Beyond all that, alas, there isn't a whole lot to say about the rest of the film once Danton begins to fight back against his captors, one by one. There's little sense of geography or continuity underpinning the action sequences, and thus precious little in the way of coherence or sustained suspense; Danton just seems to materialize whenever and wherever he wants in that forest. Deadly Prey has the requisite macho action-movie misogyny, featuring a mere two female characters—Danton's helpless wife Jaimy (Suzanne Tara) and mercenary super-bitch Sybil (Dawn Abraham)—both of whom eventually meet ignominious ends.

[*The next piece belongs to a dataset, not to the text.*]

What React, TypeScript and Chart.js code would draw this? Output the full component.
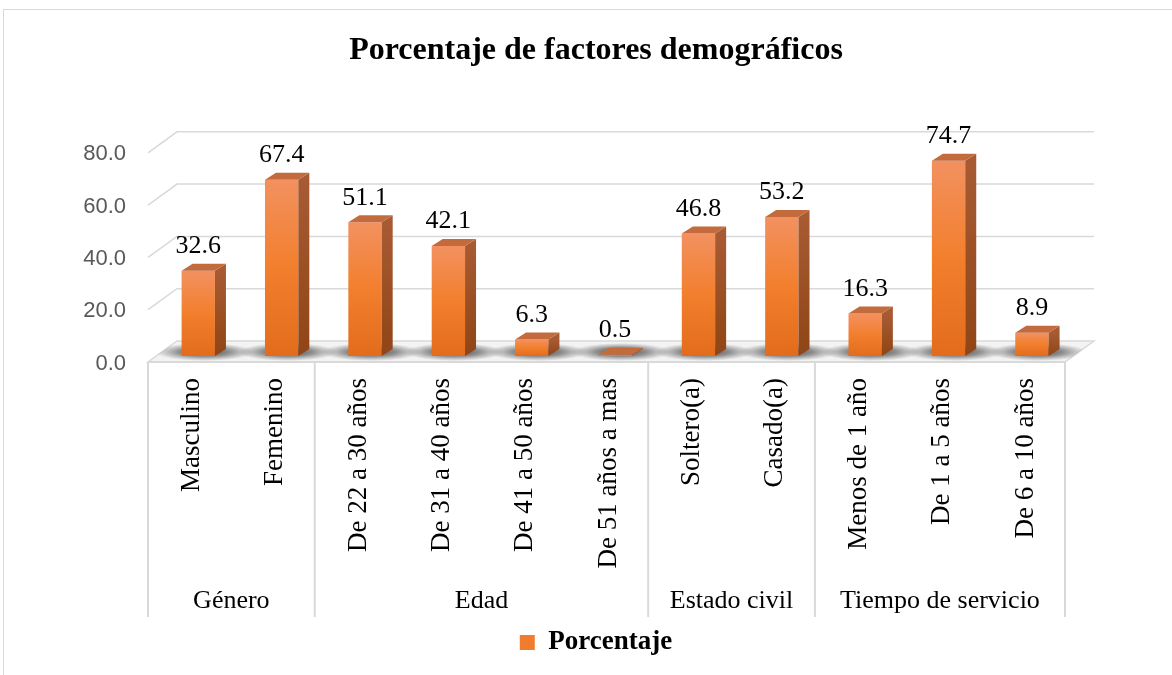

It also features two legendary Hollywood actors among the cast: Actors' Studio veteran Cameron Mitchell, as Jaimy's policeman father; and former teen heartthrob Troy Donahue, as the rich backer of Col. Hogan's mercenary operation. Putting aside the predictable and not particularly interesting question of why these two actors bothered to appear in this junk in the first place, I would like to point out that, though the role these actors play in Deadly Prey both amount to glorified cameos, both are given top billing in the opening credits! Not even Glenn Ford was granted that honor when he appeared in the 1981 slasher film Happy Birthday to Me! Mitchell and Donahue do have one scene together, in which Mitchell delivers a speech decrying Donahue and the rest of his rich, inhumane ilk before blowing him away; maybe David A. Prior found the prospect of putting these two famous actors together exciting, but unfortunately, there isn't a whole lot in that scene worth writing home about, other than the fact that Mitchell brings more convincing emotion to that scene than Ted Prior brings to any one line reading as the hero.
And onward to that aforementioned one memorable moment of Deadly Prey. Should I spoil it? Let me put it this way: This may be the only film where you will see a man's arm being used as a bludgeoning weapon after it has been dismembered from his body. It's the only time in this cheesefest that I found myself laughing out loud, and possibly the only bit of inspired awfulness in what is an otherwise just plain bad, bad movie—and not even all that fun bad, either.